- [TASK OBJECTIVE]: Retype the lines beneath this one, from the first through the line containing "from matplotlib.ticker import". Pictures are left out.

- [COLLECTED MATERIAL]:
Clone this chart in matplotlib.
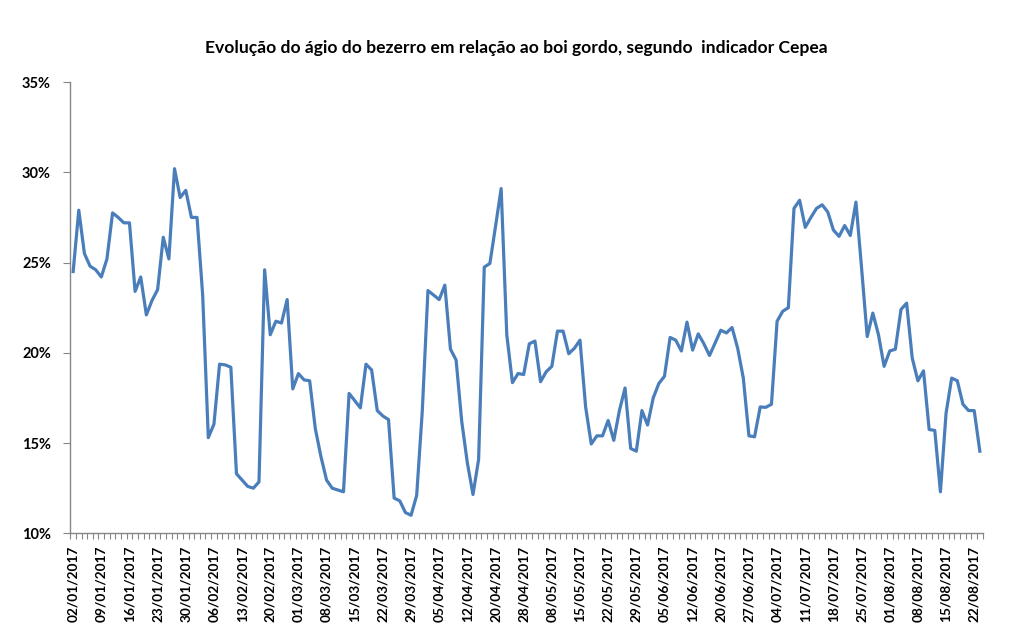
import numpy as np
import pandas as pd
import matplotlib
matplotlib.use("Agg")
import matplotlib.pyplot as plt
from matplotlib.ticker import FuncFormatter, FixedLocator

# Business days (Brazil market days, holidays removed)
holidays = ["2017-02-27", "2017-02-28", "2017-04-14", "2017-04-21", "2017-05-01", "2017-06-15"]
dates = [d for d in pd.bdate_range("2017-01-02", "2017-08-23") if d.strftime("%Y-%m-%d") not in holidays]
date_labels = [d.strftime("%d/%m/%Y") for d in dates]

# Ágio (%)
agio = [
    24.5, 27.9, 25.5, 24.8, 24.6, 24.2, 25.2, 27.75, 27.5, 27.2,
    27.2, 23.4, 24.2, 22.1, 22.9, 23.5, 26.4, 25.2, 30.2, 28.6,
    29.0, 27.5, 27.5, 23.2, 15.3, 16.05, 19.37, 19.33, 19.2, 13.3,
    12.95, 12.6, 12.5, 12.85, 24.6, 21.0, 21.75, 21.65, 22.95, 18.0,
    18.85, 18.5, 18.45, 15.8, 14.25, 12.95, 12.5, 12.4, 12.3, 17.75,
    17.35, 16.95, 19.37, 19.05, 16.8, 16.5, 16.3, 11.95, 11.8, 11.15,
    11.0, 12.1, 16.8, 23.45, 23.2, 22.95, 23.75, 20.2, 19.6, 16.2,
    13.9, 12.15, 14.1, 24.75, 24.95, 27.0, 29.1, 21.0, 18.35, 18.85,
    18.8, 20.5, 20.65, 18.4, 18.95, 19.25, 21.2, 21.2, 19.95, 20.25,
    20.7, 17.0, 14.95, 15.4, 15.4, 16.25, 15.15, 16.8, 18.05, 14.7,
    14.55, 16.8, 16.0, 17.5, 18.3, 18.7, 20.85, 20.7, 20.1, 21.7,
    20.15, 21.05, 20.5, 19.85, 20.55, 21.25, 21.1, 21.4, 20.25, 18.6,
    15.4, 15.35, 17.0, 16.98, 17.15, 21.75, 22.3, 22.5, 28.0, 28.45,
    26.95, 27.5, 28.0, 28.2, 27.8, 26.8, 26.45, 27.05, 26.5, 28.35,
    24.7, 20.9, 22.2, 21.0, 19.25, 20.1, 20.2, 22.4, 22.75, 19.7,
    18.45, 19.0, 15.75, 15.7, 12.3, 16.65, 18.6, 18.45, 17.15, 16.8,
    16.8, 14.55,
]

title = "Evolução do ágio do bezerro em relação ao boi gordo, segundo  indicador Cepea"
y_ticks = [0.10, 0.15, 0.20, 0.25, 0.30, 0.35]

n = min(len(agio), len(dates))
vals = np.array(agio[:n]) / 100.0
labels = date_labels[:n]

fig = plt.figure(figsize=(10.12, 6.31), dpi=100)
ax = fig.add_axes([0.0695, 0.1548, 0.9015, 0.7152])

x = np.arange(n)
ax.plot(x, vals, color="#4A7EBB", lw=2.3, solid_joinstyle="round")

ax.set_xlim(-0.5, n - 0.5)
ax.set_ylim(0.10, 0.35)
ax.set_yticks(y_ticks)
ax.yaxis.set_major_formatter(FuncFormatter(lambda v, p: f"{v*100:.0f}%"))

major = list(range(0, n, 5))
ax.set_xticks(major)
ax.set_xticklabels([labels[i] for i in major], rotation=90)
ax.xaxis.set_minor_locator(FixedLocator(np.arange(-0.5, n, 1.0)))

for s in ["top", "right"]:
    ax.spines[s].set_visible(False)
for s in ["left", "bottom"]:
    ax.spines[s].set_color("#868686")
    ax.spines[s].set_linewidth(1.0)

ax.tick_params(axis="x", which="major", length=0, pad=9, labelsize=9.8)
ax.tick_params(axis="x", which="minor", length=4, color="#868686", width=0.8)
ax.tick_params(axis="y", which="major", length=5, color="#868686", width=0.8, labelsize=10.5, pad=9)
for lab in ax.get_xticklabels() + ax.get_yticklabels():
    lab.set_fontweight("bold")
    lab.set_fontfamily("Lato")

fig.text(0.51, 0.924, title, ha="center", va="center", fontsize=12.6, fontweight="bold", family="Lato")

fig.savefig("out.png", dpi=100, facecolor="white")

- [ANSWER TO THIS EXERCISE]:
Clone this chart in matplotlib.
import numpy as np
import pandas as pd
import matplotlib
matplotlib.use("Agg")
import matplotlib.pyplot as plt
from matplotlib.ticker import FuncFormatter, FixedLocator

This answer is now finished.